Rats Need Friends 2020: The Year of the Rat SEARCH NEWS

Year of the Rat, 2020 - Public Domain Pictures


In the English language rats don’t have the best of reputations – whether it is the treacherous Peter Pettigrew in Harry Potter or selfish and mean Templeton in Charlotte’s Web.

Rats are seen as dirty, spreaders of disease and are particularly associated with the Black Death – a plague pandemic which devastated Europe from 1347 to 1352, killing an estimated 25-30 million people. It is widely believed that the disease was carried by fleas on rodents and came to Europe via Italy on Genoese trading ships. However, with more knowledge it may be that the much-maligned rat could have been wrongly scapegoated as the cause of the deadly plague. Researchers at the Universities of Oslo and Ferrara in Italy, say that it was “human fleas and body lice” that were to blame.”


The Plague © Sean Twiddy

Watercolour map of places where ‘The Plague’ spread in the 14th Century, by © Sean Twiddy


2020 is Year of the Rat

This is the Year of the Rat, and is the first and most prominent in the Chinese zodiac cycle. In Chinese culture rats symbolize imagination, curiosity and resourcefulness. According to one myth, the Jade Emperor said the order would be decided by the order in which they arrived at his party. The Rat tricked the Ox into giving him a ride. Then, just as they were arriving at the finishing line, Rat jumped down and landed ahead of the Ox, becoming first. In the Chinese zodiac, rats are seen as a sign of wealth and surplus. Because of their reproduction rates, married couples use to pray to them for children.
Years of the Rat: 1948, 1960, 1972, 1984, 1996, 2008, 2020
According to the Chinese horoscope, men born in the Rat year are, as their namesakes, said to be clever and adapt quickly to new environments. Grasping opportunities as they arise they are creative thinkers and are some of the best ‘ideas’ people.
Women born in the Rat year are said to be traditionalists, enjoying creating a harmonious and orderly environment ensuring everything in the home ‘has its place’.

Time to Change the Reputation of the Rat?

Rats rank somewhere between spiders and snakes when it comes to people’s heebie jeebie lists.

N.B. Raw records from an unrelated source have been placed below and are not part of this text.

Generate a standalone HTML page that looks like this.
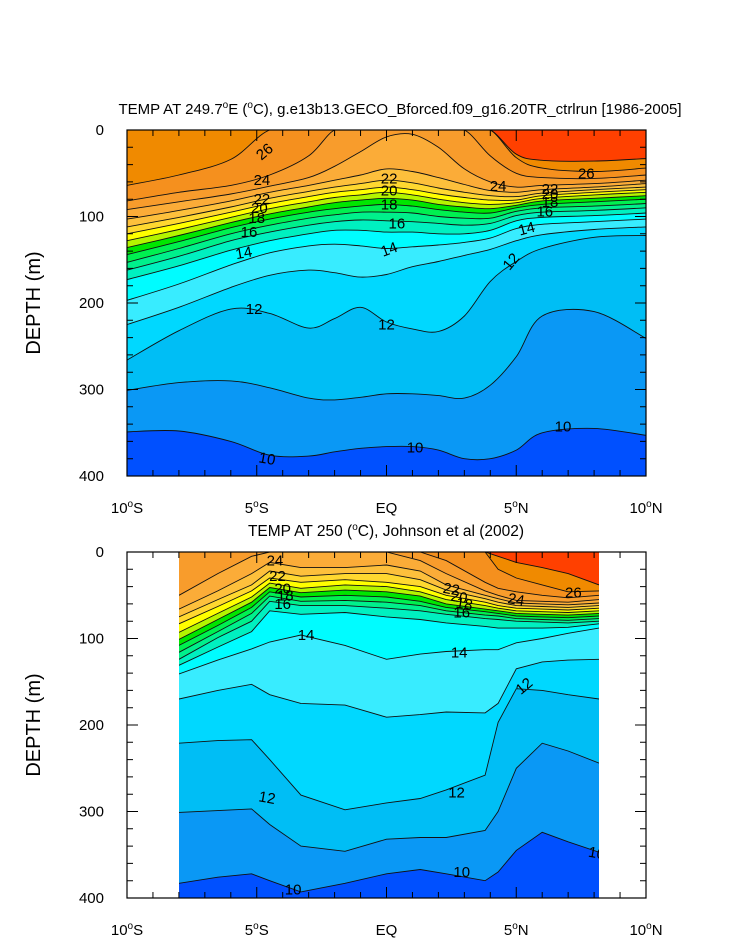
<!DOCTYPE html>
<html><head><meta charset="utf-8"><style>
html,body{margin:0;padding:0;background:#fff;}
svg{display:block;font-family:"Liberation Sans",sans-serif;}
</style></head><body>
<svg id="chart" width="733" height="945" viewBox="0 0 733 945" xmlns="http://www.w3.org/2000/svg">
<defs>
<clipPath id="clipTop"><rect x="127" y="130" width="519" height="346"/></clipPath>
<clipPath id="clipBot"><rect x="179" y="552" width="420" height="346"/></clipPath>
</defs>
<g id="topPlot"></g>
<g id="botPlot"></g>
<text x="400" y="114" font-size="15" text-anchor="middle">TEMP AT 249.7<tspan dy="-6" font-size="10">o</tspan><tspan dy="6">E (</tspan><tspan dy="-6" font-size="10">o</tspan><tspan dy="6">C), g.e13b13.GECO_Bforced.f09_g16.20TR_ctrlrun [1986-2005]</tspan></text>
<text x="386" y="536" font-size="15.5" text-anchor="middle">TEMP AT 250 (<tspan dy="-6" font-size="10">o</tspan><tspan dy="6">C), Johnson et al (2002)</tspan></text>
<text x="0" y="0" font-size="20" text-anchor="middle" transform="translate(40,303) rotate(-90)">DEPTH (m)</text>
<text x="0" y="0" font-size="20" text-anchor="middle" transform="translate(40,725) rotate(-90)">DEPTH (m)</text>
</svg>
<script>
// ---- data ----
const levels = [10,11,12,13,14,15,16,17,18,19,20,21,22,23,24,25,26,27];
const bandColors = ["#0a98f5","#00bef5","#00d8ff","#38ecff","#00fcff","#00f0c0","#00f08c","#00f050","#00e600","#b4f500","#ffff00","#ffd830","#fdc03c","#fbac38","#f89c2c","#f5901e","#f08a00","#ff4000"];
const coldColor = "#0050ff";
const xTicks = ["10\u00b0S","5\u00b0S","EQ","5\u00b0N","10\u00b0N"];
const xTickLats = [-10,-5,0,5,10];
const yTicks = [0,100,200,300,400];

const topLats = [-10,-8,-6,-4.5,-3,-2,-1,0,1,2,3,4,5,6,8,10];
const top10 = [349,348,360,376,377,372,368,366,366,370,380,380,370,350,345,353];
const top11 = [301,292,290,298,310,312,309,305,305,307,310,295,262,215,210,241];
const top12 = [266,232,207,212,229,218,205,222,230,233,215,175,152,137,124,122];
const top13 = [225,205,182,168,162,165,170,167,158,152,145,138,128,121,115,112];
const top14 = [197,178,156,142,134,132,134,137,135,133,130,125,114,109,106,103];
const top15 = [173,157,139,128,120,116,116,118,118,120,120,116,105,101,99,96];
const top16 = [162,146,128,118,110,106,104,105,106,108,110,108,99,95,93,90];
const top17 = [153,137,120,110,102,98,95,95,96,100,102,102,94,90,88,85];
const top18 = [144,129,113,103,95,91,88,86,88,92,95,96,90,86,83,80];
const top19 = [136,122,107,97,89,84,81,79,81,86,89,91,87,82,79,76];
const top20 = [128,115,101,91,83,78,75,72,75,80,84,86,84,79,75,72];
const top21 = [120,108,95,85,77,72,69,66,69,74,78,81,81,76,72,69];
const top22 = [112,101,89,79,71,66,62,58,61,67,72,76,77,73,69,66];
const top23 = [103,93,82,72,64,58,52,45,48,55,63,70,72,69,66,62];
const top24 = [92,83,74,65,55,42,25,8,5,20,45,60,66,64,62,58];
const top25 = [82,72,64,52,30,0,0,0,0,0,0,30,50,55,56,52];
const top26 = [64,52,34,0,0,0,0,0,0,0,0,0,32,44,48,44];
const top27 = [0,0,0,0,0,0,0,0,0,0,0,0,28,35,36,33];
const topIso = [top10,top11,top12,top13,top14,top15,top16,top17,top18,top19,top20,top21,top22,top23,top24,top25,top26,top27];

const botLats = [-8,-6.5,-5.2,-4.5,-3.3,-1.6,0,1.3,2.3,3.8,4.3,5,6,7,8.2];
const bot10 = [383,376,372,380,393,383,372,367,372,380,370,345,324,335,347];
const bot11 = [301,299,297,315,340,346,332,330,330,322,300,250,221,230,244];
const bot12 = [221,218,217,240,281,298,290,285,275,258,197,158,160,165,170];
const bot13 = [170,160,153,165,175,177,191,188,185,186,175,135,127,125,124];
const bot14 = [141,125,112,104,96,108,124,118,115,113,113,105,100,94,88];
const bot15 = [131,110,92,68,72,70,75,78,82,86,88,88,88,87,83];
const bot16 = [124,99,80,57,62,62,65,68,72,77,78,80,81,82,80];
const bot17 = [116,92,71,51,57,56,58,62,68,73,74,77,78,79,77];
const bot18 = [108,85,64,46,52,50,52,57,64,69,71,74,75,76,74];
const bot19 = [101,78,58,41,47,44,46,51,60,66,68,71,72,73,71];
const bot20 = [93,71,52,36,42,38,40,46,55,62,65,68,69,70,68];
const bot21 = [83,63,45,30,35,32,35,40,50,58,62,65,66,67,65];
const bot22 = [75,55,38,22,28,25,25,32,44,54,58,62,63,64,62];
const bot23 = [66,45,25,12,18,18,15,22,38,50,54,59,60,61,59];
const bot24 = [50,25,5,0,0,0,0,10,25,45,50,56,57,58,55];
const bot25 = [0,0,0,0,0,0,0,0,10,35,42,46,50,53,50];
const bot26 = [0,0,0,0,0,0,0,0,0,0,20,30,38,46,45];
const bot27 = [0,0,0,0,0,0,0,0,0,0,5,12,18,25,38];
const botIso = [bot10,bot11,bot12,bot13,bot14,bot15,bot16,bot17,bot18,bot19,bot20,bot21,bot22,bot23,bot24,bot25,bot26,bot27];

const topLabels = [["26",-4.7,25,-40],["24",-4.8,58,0],["22",-4.8,80,0],["20",-4.9,90,0],["18",-5,102,0],["16",-5.3,118,0],["14",-5.5,142,-10],["12",-5.1,207,0],["22",0.1,56,0],["20",0.1,70,0],["18",0.1,86,0],["16",0.4,108,0],["14",0.1,138,-20],["12",0,225,0],["24",4.3,65,0],["22",6.3,68,0],["20",6.3,74,0],["18",6.3,83,0],["16",6.1,94,0],["14",5.4,114,-15],["12",4.8,152,-50],["26",7.7,50,0],["10",-4.6,380,10],["10",1.1,367,0],["10",6.8,343,0]];
const botLabels = [["24",-4.3,10,0],["22",-4.2,28,0],["20",-4,42,0],["18",-3.9,50,0],["16",-4,60,0],["14",-3.1,96,0],["14",2.8,116,0],["12",-4.6,284,10],["12",2.7,278,0],["10",-3.6,390,0],["10",2.9,370,0],["22",2.5,43,10],["20",2.8,52,10],["18",3,60,10],["16",2.9,70,0],["24",5,55,10],["26",7.2,47,0],["12",5.3,155,-40],["10",8.1,348,10]];

// ---- axes ----
const X0 = 127, X1 = 646;
function xScale(lat){ return X0 + (lat + 10) * (X1 - X0) / 20; }
function yScaleFactory(top){ return d => top + d * 346 / 400; }

const NS = "http://www.w3.org/2000/svg";
function mk(tag, parent){ const e = document.createElementNS(NS, tag); parent.appendChild(e); return e; }

function smoothPath(pts){
  let d = "";
  for (let i = 0; i < pts.length - 1; i++){
    const p0 = pts[Math.max(0,i-1)], p1 = pts[i], p2 = pts[i+1], p3 = pts[Math.min(pts.length-1,i+2)];
    const c1x = p1[0] + (p2[0]-p0[0])/6, c1y = p1[1] + (p2[1]-p0[1])/6;
    const c2x = p2[0] - (p3[0]-p1[0])/6, c2y = p2[1] - (p3[1]-p1[1])/6;
    d += ` C${c1x.toFixed(1)},${c1y.toFixed(1)} ${c2x.toFixed(1)},${c2y.toFixed(1)} ${p2[0].toFixed(1)},${p2[1].toFixed(1)}`;
  }
  return d;
}
function linePath(pts){ return pts.slice(1).map(p => ` L${p[0].toFixed(1)},${p[1].toFixed(1)}`).join(""); }

function drawPanel(g, lats, iso, top, clipId, smooth, labels, dataX0, dataX1){
  const yS = yScaleFactory(top);
  const cg = mk("g", g); cg.setAttribute("clip-path", `url(#${clipId})`);
  const bg = mk("rect", cg);
  
  
  bg.setAttribute("x", dataX0); bg.setAttribute("y", top); bg.setAttribute("width", dataX1 - dataX0); bg.setAttribute("height", 346); bg.setAttribute("fill", coldColor);
  const curves = [];
  levels.forEach((lv, k) => {
    const pts = lats.map((la, i) => [xScale(la), yS(iso[k][i])]);
    pts[0][0] = dataX0; pts[pts.length-1][0] = dataX1;
    const body = smooth ? smoothPath(pts) : linePath(pts);
    curves.push([pts, body]);
    const poly = mk("path", cg);
    
    
    poly.setAttribute("d", `M${dataX0},${top-5} L${pts[0][0]},${pts[0][1].toFixed(1)}${body} L${dataX1},${top-5} Z`);
    poly.setAttribute("fill", bandColors[k]);
  });
  levels.forEach((lv, k) => {
    const [pts, body] = curves[k];
    const ln = mk("path", cg);
    
    
    ln.setAttribute("d", `M${pts[0][0]},${pts[0][1].toFixed(1)}${body}`);
    ln.setAttribute("fill", "none"); ln.setAttribute("stroke", "#111"); ln.setAttribute("stroke-width", "0.9");
  });
  labels.forEach(lb => {
    const t = mk("text", cg);
    
    
    const x = xScale(lb[1]), y = yS(lb[2]);
    t.setAttribute("x", x); t.setAttribute("y", y + 5); t.setAttribute("font-size", "15"); t.setAttribute("text-anchor", "middle");
    if (lb[3]) t.setAttribute("transform", `rotate(${lb[3]},${x},${y})`);
    t.textContent = lb[0];
  });
  const fr = mk("rect", g);
  
  
  fr.setAttribute("x", X0); fr.setAttribute("y", top); fr.setAttribute("width", X1 - X0); fr.setAttribute("height", 346);
  fr.setAttribute("fill", "none"); fr.setAttribute("stroke", "#000"); fr.setAttribute("stroke-width", "1.2");
  let td = "";
  for (let la = -10; la <= 10; la++){
    const x = xScale(la), L = (la % 5 === 0) ? 11 : 6;
    td += `M${x},${top+346} v${-L} M${x},${top} v${L} `;
  }
  for (let d = 0; d <= 400; d += 20){
    const y = yS(d), L = (d % 100 === 0) ? 11 : 6;
    td += `M${X0},${y} h${L} M${X1},${y} h${-L} `;
  }
  const tk = mk("path", g);
  
  
  tk.setAttribute("d", td); tk.setAttribute("stroke", "#000"); tk.setAttribute("stroke-width", "1");
  xTicks.forEach((lab, i) => {
    const t = mk("text", g);
    
    
    t.setAttribute("x", xScale(xTickLats[i])); t.setAttribute("y", top + 346 + 37); t.setAttribute("font-size", "15"); t.setAttribute("text-anchor", "middle");
    const m = lab.match(/^(\d+)\u00b0(\w)$/);
    if (m){ t.innerHTML = `${m[1]}<tspan dy="-6" font-size="10">o</tspan><tspan dy="6">${m[2]}</tspan>`; }
    else t.textContent = lab;
  });
  yTicks.forEach(v => {
    const t = mk("text", g);
    
    
    t.setAttribute("x", 104); t.setAttribute("y", yS(v) + 5); t.setAttribute("font-size", "15"); t.setAttribute("text-anchor", "end");
    t.textContent = v;
  });
}
drawPanel(document.getElementById("topPlot"), topLats, topIso, 130, "clipTop", true, topLabels, 127, 646);
drawPanel(document.getElementById("botPlot"), botLats, botIso, 552, "clipBot", false, botLabels, 179, 599);
</script>
</body></html>
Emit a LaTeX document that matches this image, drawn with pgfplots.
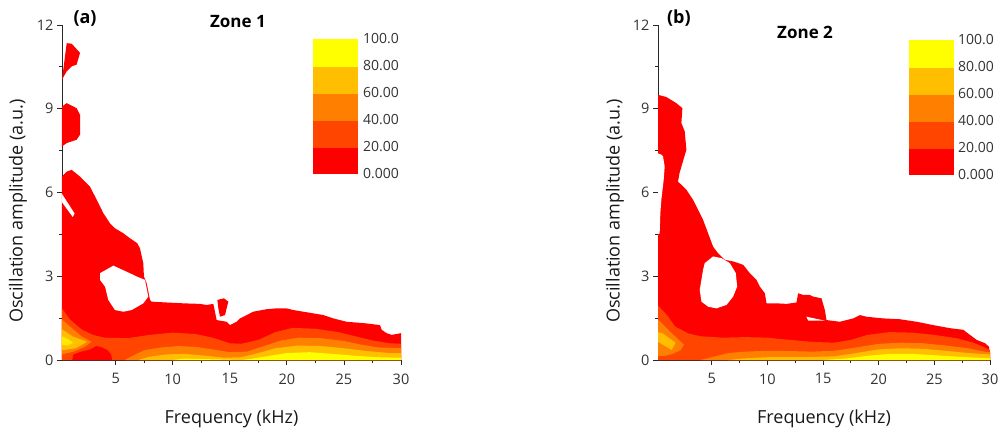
\documentclass[border=0pt]{standalone}
\usepackage{fontspec}
\setmainfont{Open Sans}
\usepackage{pgfplots}
\pgfplotsset{compat=1.18}

\definecolor{cA}{RGB}{255,0,0}
\definecolor{cB}{RGB}{255,69,0}
\definecolor{cC}{RGB}{255,128,0}
\definecolor{cD}{RGB}{255,190,0}
\definecolor{cE}{RGB}{255,255,0}
\definecolor{axisgray}{RGB}{40,40,40}

\pgfplotsset{
  zone/.style={
    scale only axis, width=339pt, height=335pt,
    xmax=30, ymin=0, ymax=12,
    clip mode=individual,
    axis lines=left, axis line style={-, axisgray, line width=0.8pt},
    xtick={5,10,...,30}, ytick={0,3,...,12},
    minor x tick num=1, minor y tick num=1,
    tick align=outside, major tick length=5pt, minor tick length=3pt,
    tick style={axisgray, line width=0.8pt},
    ticklabel style={font=\fontsize{14.5}{14.5}\selectfont, text=black!80},
    xticklabel style={yshift=-5pt},
    /pgf/number format/assume math mode=true,
    xlabel={Frequency (kHz)}, ylabel={Oscillation amplitude (a.u.)},
    label style={font=\fontsize{18}{18}\selectfont, text=black!90},
    xlabel style={at={(axis description cs:0.5,-0.175)}, anchor=center},
    ylabel style={at={(axis description cs:-0.13,0.445)}, anchor=center},
    colormap={contour}{rgb255=(255,0,0) rgb255=(255,69,0) rgb255=(255,128,0)
      rgb255=(255,190,0) rgb255=(255,255,0)},
    colormap access=piecewise constant,
    point meta min=0, point meta max=100,
    colorbar,
    colorbar style={
      at={(parent axis.north west)}, anchor=north west,
      scale only axis, width=46pt, height=135pt,
      ytick={0,20,...,100},
      yticklabels={0.000,20.00,40.00,60.00,80.00,100.0},
      major tick length=0pt, axis line style={draw=none},
      yticklabel style={font=\fontsize{14}{14}\selectfont, text=black!80, xshift=1pt},
    },
  },
  reg/.style={draw=none, fill=#1, forget plot},
}

\begin{document}
\begin{tikzpicture}
\path[use as bounding box] (0,0) rectangle (1000pt,436pt);

% ---------- Zone 1 ----------
\begin{axis}[zone, name=a, at={(62pt,76pt)}, anchor=south west, xmin=0.3,
  colorbar style={xshift=242pt, yshift=-14pt}]
% 0-20 level
\addplot[reg=cA] coordinates {(0.3,0) (0.3,6.57) (0.71,6.75) (1.15,6.81) (1.88,6.57)
  (2.75,6.21) (3.34,5.74) (3.92,5.26) (4.5,4.9) (4.94,4.72) (5.67,4.54) (6.26,4.36)
  (6.9,4.18) (7.13,4.0) (7.42,3.47) (7.48,2.99) (7.72,2.75) (8.01,2.15) (8.15,2.09)
  (9.47,2.06) (10.93,2.03) (12.39,2.01) (12.97,1.97) (13.56,2.01) (13.85,1.43)
  (14.73,1.37) (15.02,1.25) (15.6,1.37) (15.89,1.49) (16.48,1.61) (17.06,1.73)
  (18.23,1.82) (19.11,1.85) (19.98,1.85) (20.57,1.79) (21.44,1.73) (22.32,1.67)
  (23.2,1.61) (24.07,1.49) (25.24,1.37) (26.99,1.31) (28.16,1.25) (28.31,1.08)
  (28.74,0.96) (29.18,0.9) (30,0.96) (30,0)};
\addplot[reg=cA] coordinates {(0.3,10.04) (0.71,11.35) (1.15,11.33) (1.88,11.0)
  (1.58,10.58) (1.15,10.52) (0.71,10.34)};
\addplot[reg=cA] coordinates {(0.3,9.08) (0.71,9.2) (1.58,9.02) (1.88,8.78)
  (1.88,8.07) (1.58,7.89) (0.71,7.77) (0.3,7.65)};
\addplot[reg=cA] coordinates {(13.91,2.15) (14.49,2.21) (14.87,2.09) (14.58,1.61)
  (14.14,1.55) (14.0,1.85)};
% gaps in the 0-20 level
\addplot[reg=white] coordinates {(3.63,3.11) (4.8,3.38) (6.55,3.05) (6.84,2.99)
  (7.57,2.87) (7.86,2.27) (7.42,2.03) (6.4,1.79) (5.67,1.73) (4.94,1.79) (4.36,2.15)
  (4.07,2.63) (3.63,2.87)};
\addplot[reg=white] coordinates {(0.3,5.95) (0.3,5.65) (1.25,5.12) (1.4,5.25)};
% 20-40 level
\addplot[reg=cB] coordinates {(0.3,0) (0.3,1.85) (1,1.45) (2,1.1) (3,0.9) (4,0.8)
  (6,0.78) (8,0.9) (10,0.98) (12,0.93) (13.5,0.8) (15,0.6) (16,0.58) (17.5,0.72)
  (19,1.0) (20.5,1.15) (22.5,1.12) (24.5,1.0) (26,0.85) (27.5,0.7) (29,0.6)
  (30,0.58) (30,0)};
\addplot[reg=cA] coordinates {(1.2,0) (1.3,0.2) (2,0.3) (2.8,0.38) (3.3,0.5)
  (3.8,0.45) (4.3,0.35) (4.6,0.2) (4.7,0)};
% 40-60 level
\addplot[reg=cC] coordinates {(0.3,1.45) (1.0,1.2) (2.0,0.85) (2.9,0.65) (2.2,0.45)
  (1.3,0.3) (0.3,0.2)};
\addplot[reg=cC] coordinates {(5.8,0) (6.5,0.15) (7.5,0.35) (9,0.45) (10.5,0.5)
  (12,0.47) (13.5,0.38) (15,0.28) (16.5,0.3) (18,0.5) (19.5,0.7) (21,0.8) (23,0.78)
  (25,0.68) (26.5,0.55) (28,0.45) (30,0.42) (30,0)};
% 60-80 level
\addplot[reg=cD] coordinates {(0.3,1.1) (1.2,0.85) (2.5,0.65) (1.5,0.42) (0.3,0.35)};
\addplot[reg=cD] coordinates {(7,0) (8,0.12) (9.5,0.2) (11,0.22) (13,0.15)
  (14.5,0.08) (16,0.1) (17.5,0.25) (19,0.42) (21,0.52) (23,0.5) (25,0.42) (27,0.32)
  (29,0.25) (30,0.25) (30,0)};
% 80-100 level
\addplot[reg=cE!70!cD] coordinates {(0.3,0.85) (0.8,0.75) (1.3,0.62) (0.8,0.52)
  (0.3,0.55)};
\addplot[reg=cE] coordinates {(10,0) (11,0.05) (13,0.03) (16,0) (17,0.05)
  (18.5,0.15) (20,0.25) (22,0.28) (24,0.22) (26,0.15) (28,0.1) (30,0.08) (30,0)};
\node[font=\bfseries\fontsize{18}{18}\selectfont] at (axis description cs:0.068,1.02) {(a)};
\node[font=\bfseries\fontsize{17}{17}\selectfont] at (axis description cs:0.519,1.01) {Zone 1};
\end{axis}

% ---------- Zone 2 ----------
\begin{axis}[zone, name=b, at={(658pt,76pt)}, anchor=south west, width=332pt, xmin=0.17,
  colorbar style={xshift=242pt, yshift=-15pt, width=45pt}]
% 0-20 level
\addplot[reg=cA] coordinates {(0.17,0) (0.17,9.5) (0.92,9.42) (1.82,9.2) (2.36,9.02)
  (2.27,8.49) (2.57,8.19) (2.72,7.53) (2.4,7.1) (2.1,6.69) (1.97,6.39) (2.72,6.1)
  (3.32,5.74) (3.92,5.26) (4.22,5.02) (4.67,4.54) (5.12,4.06) (5.57,3.82) (6.17,3.59)
  (6.92,3.53) (7.82,3.41) (8.42,3.11) (9.02,2.87) (9.32,2.63) (9.77,2.39) (9.92,2.03)
  (10.82,2.03) (11.72,2.01) (12.61,2.06) (12.76,2.39) (13.21,2.33) (13.81,2.33)
  (14.11,2.27) (14.86,2.21) (15.16,1.79) (15.31,1.43) (16.51,1.37) (17.71,1.49)
  (18.31,1.61) (18.91,1.55) (20.4,1.49) (21.9,1.46) (23.4,1.37) (24.9,1.25)
  (26.4,1.14) (27.6,1.08) (28.2,0.9) (28.8,0.72) (29.55,0.6) (29.9,0.48) (30,0.24)
  (30,0)};
% gaps in the 0-20 level
\addplot[reg=white] coordinates {(4.37,3.47) (5.12,3.71) (5.87,3.65) (6.62,3.47)
  (7.16,3.11) (7.28,2.63) (6.92,2.27) (6.32,1.97) (5.42,1.85) (4.67,1.91) (4.07,2.09)
  (3.92,2.51) (4.07,2.87) (4.22,3.23)};
\addplot[reg=white] coordinates {(0.17,7.4) (0.5,7.35) (0.62,7.29) (0.77,6.93)
  (0.68,6.45) (0.47,5.74) (0.38,5.26) (0.32,4.54) (0.17,4.5)};
\addplot[reg=white] coordinates {(13.51,1.55) (15.16,1.41) (13.66,1.41)};
% 20-40 level
\addplot[reg=cB] coordinates {(0.17,0) (0.17,1.95) (1,1.6) (1.7,1.2) (2.9,0.95)
  (4,0.85) (6,0.8) (8,0.82) (10,0.8) (12,0.72) (14,0.65) (16,0.62) (17.5,0.72)
  (19,0.9) (21,1.0) (23,0.98) (25,0.9) (27,0.78) (28.5,0.62) (29.5,0.45) (30,0.35)
  (30,0)};
% 40-60 level
\addplot[reg=cC] coordinates {(0.17,1.45) (0.8,1.2) (1.7,0.85) (2.5,0.55) (2.2,0.35)
  (1.5,0.22) (0.8,0.15) (0.17,0.15)};
\addplot[reg=cC] coordinates {(4,0) (5,0.1) (6.5,0.25) (8,0.3) (10,0.33) (12,0.32)
  (14,0.3) (16,0.33) (18,0.45) (20,0.58) (22,0.62) (24,0.6) (26,0.52) (28,0.42)
  (29.5,0.3) (30,0.28) (30,0)};
% 60-80 level
\addplot[reg=cD] coordinates {(0.17,1.0) (0.6,0.95) (1.75,0.62) (1.4,0.36)
  (0.17,0.65)};
\addplot[reg=cD] coordinates {(6.5,0) (8,0.06) (10,0.1) (13,0.1) (16,0.13) (18,0.25)
  (20,0.38) (22,0.42) (24,0.4) (26,0.33) (28,0.25) (30,0.2) (30,0)};
% 80-100 level
\addplot[reg=cE] coordinates {(15,0) (17,0.05) (19,0.15) (21,0.22) (23,0.22)
  (25,0.17) (27,0.12) (29,0.08) (30,0.06) (30,0)};
\node[font=\bfseries\fontsize{18}{18}\selectfont] at (axis description cs:0.063,1.02) {(b)};
\node[font=\bfseries\fontsize{17}{17}\selectfont] at (axis description cs:0.443,0.979) {Zone 2};
\end{axis}
\end{tikzpicture}
\end{document}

Because not all animals are large, cute or famous, in 2012, WLT Ambassador, Simon Watt, established The Ugly Animal Preservation Society, aiming to raise the profile of some of nature’s more aesthetically challenged creatures. He believes that cute and cuddly creatures, like pandas and snow leopards, have ruled the roost for too long! He pioneers blobfishes, Proboscis Monkeys, Axolotls and vampire bats to name but a few. And a few years ago, the people of Brighton chose the Naked Mole Rat as their city’s mascot.


Naked Mole Rat. Credit: Smithsonian's National Zoo/flickr, CC BY-NC-ND

Naked Mole Rat. Credit: Smithsonian National Zoological Park, CC BY-NC-ND


A Remarkable Animal: the Naked Mole Rat

Many people were introduced to Naked Mole Rats through Sir David Attenborough in his Natural Curiosities TV Series. Sir David extols the virtues of this fascinating creature which is the most hairless of underground dwellers. They live in a sophisticated social structure much like that of ants and bees. Naked Mole Rats are one of only two known eusocial mammals – the colony has one breeding female (the queen), a small number of males with the rest being sterile workers. The queen produces a hormone and is extremely hostile which suppresses the workers from becoming queens. However, if the queen dies along with the hormone suppressant, a violent struggle ensues between potential new queens, until one is established.

Naked Mole Rats are extraordinary in that they can live to over 30 years old – most other rat species do not live more than 10 years. Perhaps one reason is that they are highly resistant to cancer with some of the long-life attribution been put down to their stop-start lifestyle. They are able to tolerate harsh periods by lowering their metabolism which may give a clue to their long life. Added to this, scientists at Haifa University in Israel have discovered they have a unique mechanism to staying cancer free – a super sugar called high-molecular-mass Hyaluronan (HMM-HA). When secreted by the animal’s cells, this molecule prevents cells from overcrowding and forming tumours. Researchers now say using Naked Mole Rat HMM-HA in the clinic could open up new avenues for cancer prevention and life extension in humans.